Here are some fictional cases I just made up. Take beloveds Jack and Jill, who both live on their own and work from home, but who visit each other because they love and miss each other. Take Bob, who suffers from depression, and who finds solace in his weekly catch ups around his best friend Frank's house. Take Margaret, who lives alone, but who takes inspiration from going out to paint landscapes, and needs to keep busy and creative for her own well-being. Or take Belinda who has started dating Jack and doesn't want the seed of something special to fail to germinate; or Wendy who comforts her brother and recent widower David with hugs and help with his domestic responsibilities.

While we can easily sympathise with the spirit of the current social restrictions, there are many safe, low-risk ways to go out that impose no significant danger for anyone else but the participants, but that would be prohibited under the current lockdown laws, and constitute an unfair imposition on the people involved.
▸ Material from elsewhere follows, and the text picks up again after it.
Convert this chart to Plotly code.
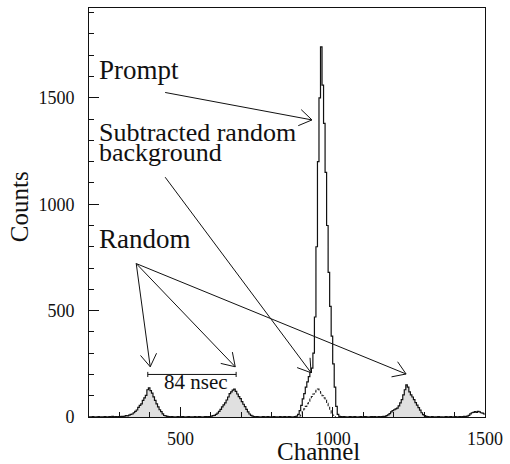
import math
import plotly.graph_objects as go

# ---------------- data ----------------
bin_width = 5
first_channel = 200
# counts per 5-channel bin, channels 200 .. 1495 (one row = 100 channels)
counts = [
    1, 0, 2, 1, 0, 1, 2, 0, 1, 1, 2, 1, 0, 2, 1, 3, 1, 2, 1, 2,                      # 200
    2, 3, 2, 4, 6, 5, 9, 12, 14, 20, 26, 33, 45, 55, 62, 78, 90, 102, 128, 137,       # 300
    124, 112, 95, 78, 62, 48, 34, 25, 15, 7, 5, 3, 2, 1, 2, 1, 0, 1, 2, 1,            # 400
    1, 2, 1, 0, 1, 2, 1, 1, 0, 2, 1, 1, 2, 1, 0, 1, 2, 1, 2, 2,                       # 500
    4, 6, 8, 12, 18, 26, 36, 48, 57, 66, 80, 94, 110, 118, 126, 131, 120, 108, 96, 86,  # 600
    72, 60, 49, 36, 24, 14, 8, 4, 2, 1, 2, 1, 0, 1, 2, 1, 1, 2, 1, 0,                 # 700
    1, 2, 1, 1, 0, 2, 1, 1, 2, 1, 1, 2, 1, 0, 1, 2, 4, 12, 30, 55,                    # 800
    85, 110, 140, 165, 190, 210, 230, 300, 470, 800, 1200, 1500, 1739, 1560, 1380, 1150, 900, 680, 520, 380,  # 900
    250, 140, 50, 12, 3, 2, 1, 2, 1, 0, 1, 2, 1, 1, 2, 1, 0, 1, 2, 1,                 # 1000
    1, 2, 1, 0, 1, 2, 1, 2, 1, 1, 2, 1, 2, 3, 3, 6, 10, 16, 24, 30,                   # 1100
    34, 38, 42, 52, 66, 82, 104, 128, 151, 140, 118, 104, 94, 82, 68, 56, 44, 32, 20, 11,  # 1200
    6, 3, 2, 1, 1, 2, 0, 1, 1, 2, 1, 1, 0, 1, 2, 1, 1, 2, 1, 1,                       # 1300
    2, 1, 1, 2, 1, 2, 3, 2, 4, 8, 15, 20, 22, 25, 22, 26, 24, 20, 18, 14,             # 1400
]

# subtracted random background (dashed), 5-channel bins from channel 890
subtracted_first_channel = 890
subtracted = [5, 15, 26, 38, 50, 62, 74, 84, 96, 108, 118, 126, 131, 124, 112, 100,
              90, 80, 64, 48, 32, 18, 8, 2]

# channel ranges of the shaded random peaks
random_peak_ranges = [(300, 470), (595, 745), (1165, 1310)]

# annotation arrows: (tail, head) in data units
arrow_prompt = ((450, 1525), (932, 1396))
arrow_subtracted = ((450, 1127), (929, 208))
random_tail = (355, 721)
random_heads = [(401, 236), (680, 236), (1241, 202)]
bracket_channels = (393, 683)   # 84 nsec spacing between random peaks
bracket_level = 200

x_range = [200, 1500]
y_range = [0, 1922]

# ---------------- geometry ----------------
W, H = 510, 464
L, R, T, B = 89, 21, 7, 47
PW, PH = W - L - R, H - T - B


def to_px(x, y):
    return (L + (x - x_range[0]) / (x_range[1] - x_range[0]) * PW,
            T + PH - (y - y_range[0]) / (y_range[1] - y_range[0]) * PH)


def to_data(px, py):
    return (x_range[0] + (px - L) / PW * (x_range[1] - x_range[0]),
            y_range[0] + (T + PH - py) / PH * (y_range[1] - y_range[0]))


def paper(px, py):
    return (px - L) / PW, (T + PH - py) / PH


def step_xy(start, values):
    xs = [start + i * bin_width for i in range(len(values))] + [start + len(values) * bin_width]
    ys = list(values) + [values[-1]]
    return xs, ys


fig = go.Figure()

# shaded random peaks
for lo, hi in random_peak_ranges:
    i0 = (lo - first_channel) // bin_width
    i1 = (hi - first_channel) // bin_width
    xs, ys = step_xy(lo, counts[i0:i1])
    fig.add_trace(go.Scatter(x=xs, y=ys, mode="lines", line=dict(width=0, shape="hv"),
                             fill="tozeroy", fillcolor="rgba(0,0,0,0.12)",
                             hoverinfo="skip", showlegend=False))

# dashed subtracted background
xs, ys = step_xy(subtracted_first_channel, subtracted)
fig.add_trace(go.Scatter(x=xs, y=ys, mode="lines",
                         line=dict(color="#222", width=1.1, shape="hv", dash="3px,2px"),
                         showlegend=False))

# main histogram
xs, ys = step_xy(first_channel, counts)
fig.add_trace(go.Scatter(x=xs, y=ys, mode="lines",
                         line=dict(color="#111", width=1.2, shape="hv"),
                         showlegend=False))

shapes = []


def add_arrow(tail, head, barb_len=15, half_angle=33):
    shapes.append(dict(type="line", xref="x", yref="y", x0=tail[0], y0=tail[1],
                       x1=head[0], y1=head[1], line=dict(color="#111", width=1)))
    hx, hy = to_px(*head)
    tx, ty = to_px(*tail)
    dx, dy = tx - hx, ty - hy
    n = math.hypot(dx, dy)
    dx, dy = dx / n, dy / n
    for s in (1, -1):
        a = math.radians(half_angle) * s
        bx = hx + barb_len * (dx * math.cos(a) - dy * math.sin(a))
        by = hy + barb_len * (dx * math.sin(a) + dy * math.cos(a))
        ex, ey = to_data(bx, by)
        shapes.append(dict(type="line", xref="x", yref="y", x0=head[0], y0=head[1],
                           x1=ex, y1=ey, line=dict(color="#111", width=1)))


add_arrow(*arrow_prompt)
add_arrow(*arrow_subtracted)
for h in random_heads:
    add_arrow(random_tail, h)

# 84 nsec bracket
shapes.append(dict(type="line", xref="x", yref="y", x0=bracket_channels[0], y0=bracket_level,
                   x1=bracket_channels[1], y1=bracket_level, line=dict(color="#111", width=1)))
for c in bracket_channels:
    shapes.append(dict(type="line", xref="x", yref="y", x0=c, y0=bracket_level - 12,
                       x1=c, y1=bracket_level + 12, line=dict(color="#111", width=1)))

serif = "Liberation Serif"
annotations = []


def label(text, px, py, size=26, xanchor="left", angle=0):
    x, y = paper(px, py)
    annotations.append(dict(text=text, xref="paper", yref="paper", x=x, y=y,
                            xanchor=xanchor, yanchor="middle", showarrow=False,
                            textangle=angle, borderpad=0,
                            font=dict(family=serif, size=size, color="#111")))


label("Prompt", 98, 69, size=27)
label("Subtracted random", 98, 132, size=26)
label("background", 98, 152, size=26)
label("Random", 98, 239, size=27)
label("84 nsec", 197, 382, size=21, xanchor="center")
label("Channel", 321, 452, size=25, xanchor="center")
label("Counts", 19, 206, size=25, xanchor="center", angle=-90)

axis_common = dict(showline=True, linecolor="#111", linewidth=1, mirror=True,
                   ticks="inside", ticklen=10, tickcolor="#111", showgrid=False,
                   zeroline=False, tickfont=dict(family=serif, size=18, color="#111"))

fig.update_layout(
    width=W, height=H,
    margin=dict(l=L, r=R, t=T, b=B),
    paper_bgcolor="white", plot_bgcolor="white",
    font=dict(family=serif),
    xaxis=dict(range=x_range, tick0=0, dtick=500, ticklabelstandoff=5,
               minor=dict(dtick=100, ticklen=5, ticks="inside", tickcolor="#111"),
               **axis_common),
    yaxis=dict(range=y_range, tick0=0, dtick=500, ticklabelstandoff=10,
               minor=dict(dtick=100, ticklen=5, ticks="inside", tickcolor="#111"),
               **axis_common),
    shapes=shapes,
    annotations=annotations,
)

fig.write_html("out.html")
To those people, my light-hearted tip to get around this problem and avoid having to lie to the police if you're stopped is this: become what we might call Schrödinger's Shopper. That is, when you go out safely to see your beloved, or safely to provide a hug and comfort for your lonely friend, or safely to buy the paints you need to stimulate your life with meaning and avoid the doldrums of mental inertia, adopt a Schrödinger-esque superposition state of being both a shopper or not a shopper depending on whether you get stopped by the police.
 
If you're travelling to see another person in safe circumstances, then if you make your trip without getting stopped by the police, no problem. If however you do get stopped, tell the police you're about to go shopping, and then go shopping, make your visit to where you were going, then drive home with your shopping (or shop for the person you are visiting - the world is your oyster), ensuring no lie has been told, and you've covered yourself by being both a shopper or not a shopper depending on whether you get pulled over and asked what you're doing out.